As companies today are re-architecting to become fully digital, they are putting events and data at the center of the business. In this journey, it's critical to start off on the right foot. Here’s a guide on what makes a good first project and how to use change data capture (CDC) to set yourself, and the entire company, up for success.
The first step
Sometimes the first project just shows up: there is a business problem to be solved, and the architects who lead the project agree that Apache Kafka is part of the solution and the best way to solve the problem. One project leads to another and next thing you know, everything that happens in the company is streamed in real time to a central platform, where it is available for anything else to tap into, process and react to: a central exchange of events and data that connects the entire organization.
Other times, the driver will instead be a broader vision within the organization for digital transformation and a move to a sustainable architecture based on a streaming platform. Apache Kafka is a streaming platform that enables real-time, scalable and event-driven integration and processing across the enterprise. With such a vision, you need a plan to get there. This search for a good place to start, a good first project on the path to a long-term architecture, should not be confused with “a solution looking for a problem.” Rather, it is a strategic exercise of finding a path that leads the organization to its goal; oftentimes, this goal is becoming a fully digital business.
Creating early success
There are many ways to help an organization on the path to a new platform, but the one we’ve seen work consistently is early success. If you manage to prove your ideas are successful in a project, it will be much easier to convince others to jump on board. Saying “use Kafka because it worked well for LinkedIn and Netflix” isn’t quite as convincing as saying “our security team used Kafka to improve their intrusion detection capabilities, saved $30M in loss prevention and their architect got promoted to a director based on the project success.” Who wouldn’t join your digital transformation efforts after hearing a story like this? Everyone wants to have a positive impact on their business.

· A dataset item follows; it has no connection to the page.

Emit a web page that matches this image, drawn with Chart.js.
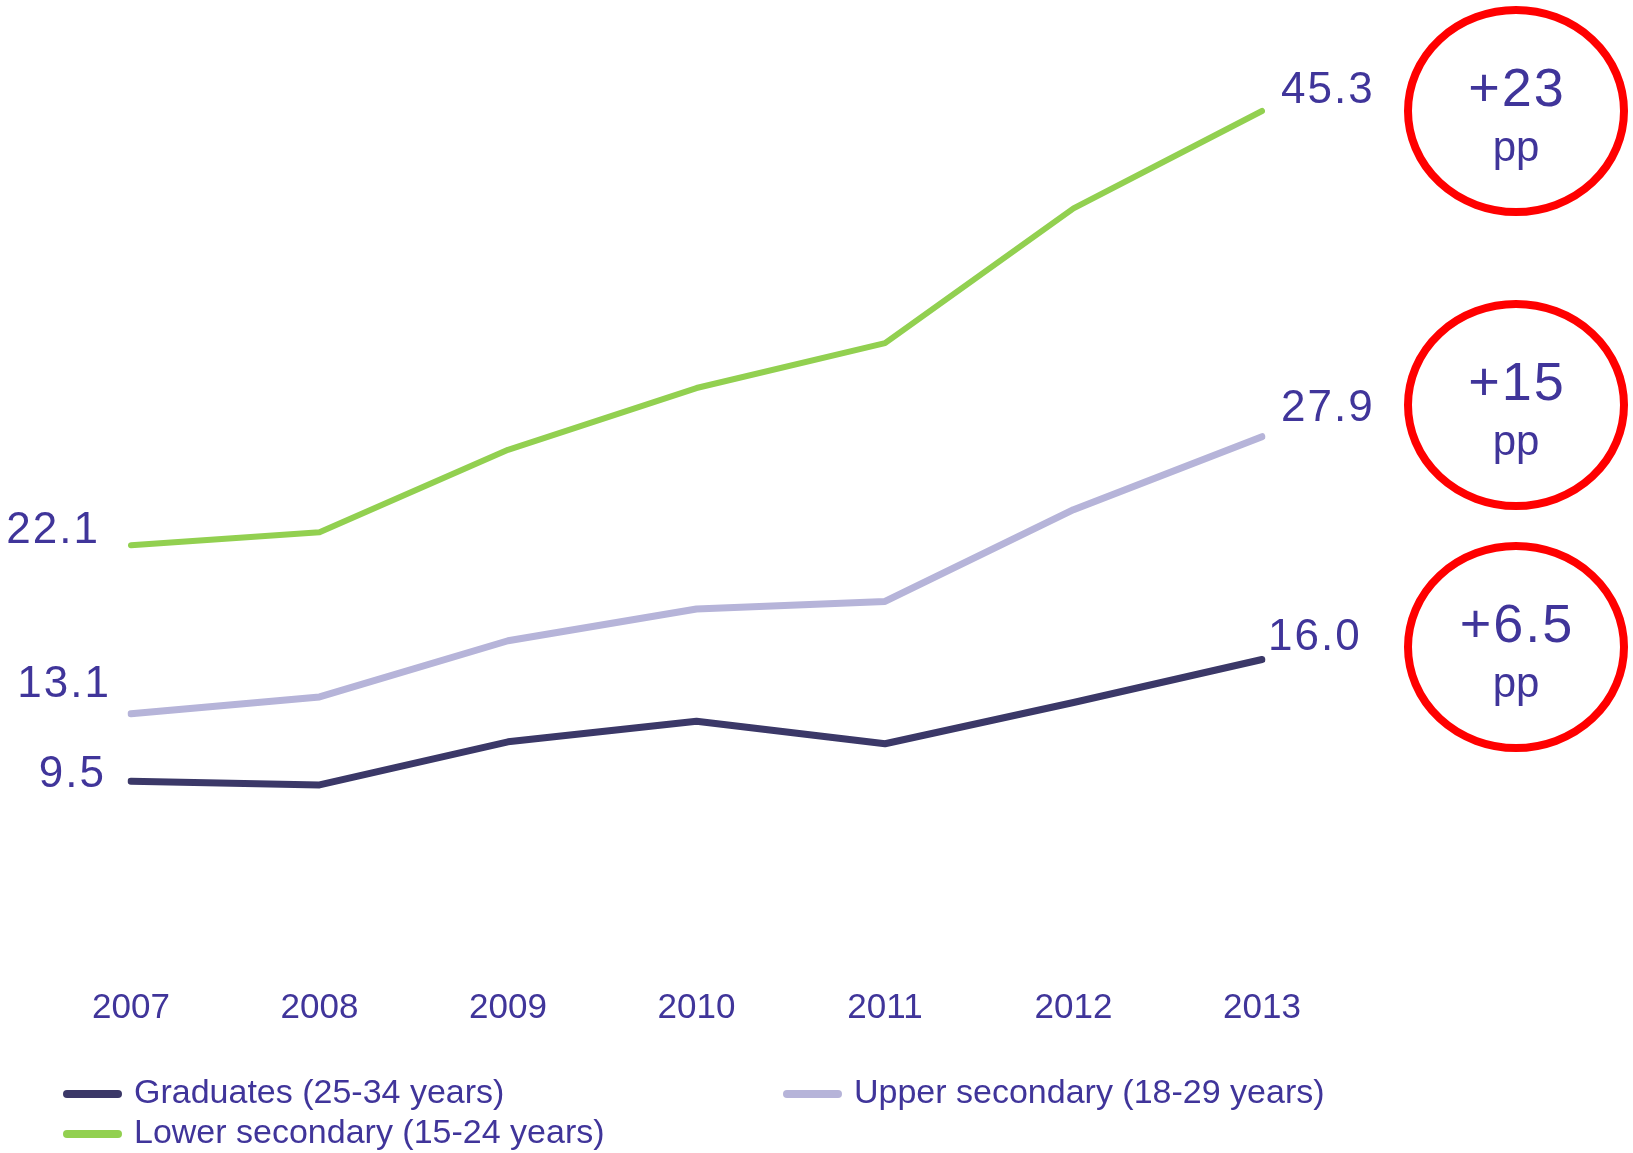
<!DOCTYPE html>
<html>
<head>
<meta charset="utf-8">
<script src="https://cdn.jsdelivr.net/npm/chart.js@4.4.1/dist/chart.umd.min.js"></script>
<style>
  body { margin: 0; background: #fff; }
  #wrap { position: absolute; left: 0; top: 0; width: 1633px; height: 1153px; }
</style>
</head>
<body>
<div id="wrap"><canvas id="chart" width="1633" height="1153"></canvas></div>
<script>
var years = ['2007', '2008', '2009', '2010', '2011', '2012', '2013'];
var graduates = [9.5, 9.3, 11.6, 12.7, 11.5, 13.7, 16.0];
var upperSecondary = [13.1, 14.0, 17.0, 18.7, 19.1, 24.0, 27.9];
var lowerSecondary = [22.1, 22.8, 27.2, 30.5, 32.9, 40.1, 45.3];
var seriesNames = ['Graduates (25-34 years)', 'Upper secondary (18-29 years)', 'Lower secondary (15-24 years)'];
var changes = ['+6.5', '+15', '+23'];

var textColor = '#40359a';
var colors = ['#3b3868', '#b6b4d9', '#92d050'];

// where the end labels sit relative to their point [first dx, dy, last dx, dy]
var labelOffsets = [
  [-25, -6, 6, -22],
  [-20, -29, 19, -28],
  [-31, -14, 19, -20]
];
// circles: center y
var circleY = [647, 405, 111];

var endLabels = {
  id: 'endLabels',
  afterDatasetsDraw: function(chart){
    var ctx = chart.ctx;
    ctx.save();
    ctx.fillStyle = textColor;
    ctx.font = '44px "Liberation Sans"';
    ctx.letterSpacing = '2px';
    ctx.textBaseline = 'middle';
    chart.data.datasets.forEach(function(ds, i){
      var meta = chart.getDatasetMeta(i);
      var first = meta.data[0], last = meta.data[meta.data.length - 1];
      var off = labelOffsets[i];
      ctx.textAlign = 'right';
      ctx.fillText(ds.data[0].toFixed(1), first.x + off[0], first.y + off[1]);
      ctx.textAlign = 'left';
      ctx.fillText(ds.data[ds.data.length - 1].toFixed(1), last.x + off[2], last.y + off[3]);
    });
    ctx.restore();
  }
};

var circles = {
  id: 'circles',
  afterDraw: function(chart){
    var ctx = chart.ctx;
    ctx.save();
    for (var i = 0; i < changes.length; i++) {
      var cy = circleY[i];
      ctx.beginPath();
      ctx.ellipse(1516, cy, 108, 101, 0, 0, Math.PI * 2);
      ctx.strokeStyle = '#ff0000';
      ctx.lineWidth = 8;
      ctx.stroke();
      ctx.fillStyle = textColor;
      ctx.textAlign = 'center';
      ctx.textBaseline = 'alphabetic';
      ctx.font = '54px "Liberation Sans"';
      ctx.letterSpacing = '2px';
      ctx.fillText(changes[i], 1517, cy - 5);
      ctx.font = '42px "Liberation Sans"';
      ctx.letterSpacing = '0px';
      ctx.fillText('pp', 1516, cy + 50);
    }
    ctx.restore();
  }
};

var legendBox = {
  id: 'legendBox',
  afterDraw: function(chart){
    var ctx = chart.ctx;
    var spots = [[63, 1094], [783, 1094], [63, 1134]];
    ctx.save();
    ctx.font = '34px "Liberation Sans"';
    ctx.textBaseline = 'middle';
    ctx.textAlign = 'left';
    ctx.lineCap = 'round';
    chart.data.datasets.forEach(function(ds, i){
      var s = spots[i];
      ctx.beginPath();
      ctx.moveTo(s[0] + 4, s[1]);
      ctx.lineTo(s[0] + 55, s[1]);
      ctx.strokeStyle = ds.borderColor;
      ctx.lineWidth = 8;
      ctx.stroke();
      ctx.fillStyle = textColor;
      ctx.fillText(ds.label, s[0] + 71, s[1]);
    });
    ctx.restore();
  }
};

var chart = new Chart(document.getElementById('chart'), {
  type: 'line',
  data: {
    labels: years,
    datasets: [
      { label: seriesNames[0], data: graduates, borderColor: colors[0], borderWidth: 7 },
      { label: seriesNames[1], data: upperSecondary, borderColor: colors[1], borderWidth: 7 },
      { label: seriesNames[2], data: lowerSecondary, borderColor: colors[2], borderWidth: 6 }
    ]
  },
  options: {
    responsive: false,
    animation: false,
    layout: { padding: { left: 131, right: 371, top: 23, bottom: 0 } },
    elements: {
      point: { radius: 0 },
      line: { tension: 0, borderCapStyle: 'round', borderJoinStyle: 'round', fill: false }
    },
    plugins: {
      legend: { display: false },
      tooltip: { enabled: false }
    },
    scales: {
      x: {
        offset: false,
        grid: { display: false, drawTicks: false },
        border: { display: false },
        ticks: { color: textColor, font: { family: 'Liberation Sans', size: 35 }, padding: 28, maxRotation: 0 },
        afterFit: function(scale){ scale.height = 194; }
      },
      y: {
        display: false,
        min: 0,
        max: 50
      }
    }
  },
  plugins: [endLabels, circles, legendBox]
});
</script>
</body>
</html>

In order to create a successful first initial project, there are a few things you want to pay attention to:
1. Business impact
You want your project to save money or make money in a measurable way. Projects like mainframe offloading and fraud detection are great at saving money. Projects like targeted marketing or a customer service improvement project like customer 360 tend to help make money. Having such measurable goals will let everyone see the project’s success.
2. Ease of execution
It is easy to accidentally bite off more than you can chew, particularly if you have a target architecture in mind. Remember that the goal is to have business impact within a few weeks, maybe two months at most. If the project starts dragging on, it becomes more vulnerable to random additional requirements, changes in priorities, and other disruptions. Focus on the smallest part of the platform you need to demonstrate business impact.
3. Minimal dependencies
You’re going to need to get data into Kafka, and usually this means from systems owned by a different team. However, as a new project with no proven business impact yet, it will often be difficult to get other teams to prioritize working with you. You can’t ask other services to just write events to Kafka, because there’s a good chance they are not convinced they need to use Kafka at all.
These requirements form a Catch 22: you can’t create business impact without having the data, but in order to get the data fast, you need other teams to help you, which you can’t do without getting some business impact first.
This is where change data capture (CDC) comes in.
What is CDC?
At the heart of any database sits the transaction log. It’s called different things in different technologies—a redo log, a binlog, a write-ahead-log (WAL)—but the fundamental concept remains the same. The transaction log is an immutable, sequential log of every transaction performed by every user and application of the database—inserts, updates, deletes, commits, and rollbacks. In other words, a stream of events. If you are using Kafka to build an event-driven streaming platform, this is exactly the data you need.
So you need data from those applications, but you can’t convince the owner to publish events into your platform? They are probably using existing databases and message queues. CDC software connects to the existing databases, collects these events either from the database directly or from the transaction logs on disk, and lets you stream these events into Kafka where they can be stored, processed and accessed by the new microservices and pipelines that your team is building. This is a way to cut through the organization complexity and demonstrate the value of a new platform, without having to convince anyone else to use the platform first.
Delivering value with CDC and stream processing
We’ve seen multiple organizations use CDC to stream customer information from the many places it is stored within their organization, then use stream processing technology to join it together and create a comprehensive view of a customer—available at the fingertips to everyone from customer service to product management.
Of course, this all depends on how easy it is to capture changes out of a database and make them accessible to the organization. Once data has been liberated from your source database, you can take advantage of the platform stream processing capabilities to deliver value from your project even quicker.
An event streaming platform lets you rapidly tackle an interesting use case with positive impact on the business. Once you have a success story under your belt and the data in a centralized streaming platform it becomes much easier to on-board additional projects.
This is the real power of a good platform—the more projects that use it, the more useful it becomes. Each new project is easier and delivers even more impact, because there is more data, better tooling and experience with the platform.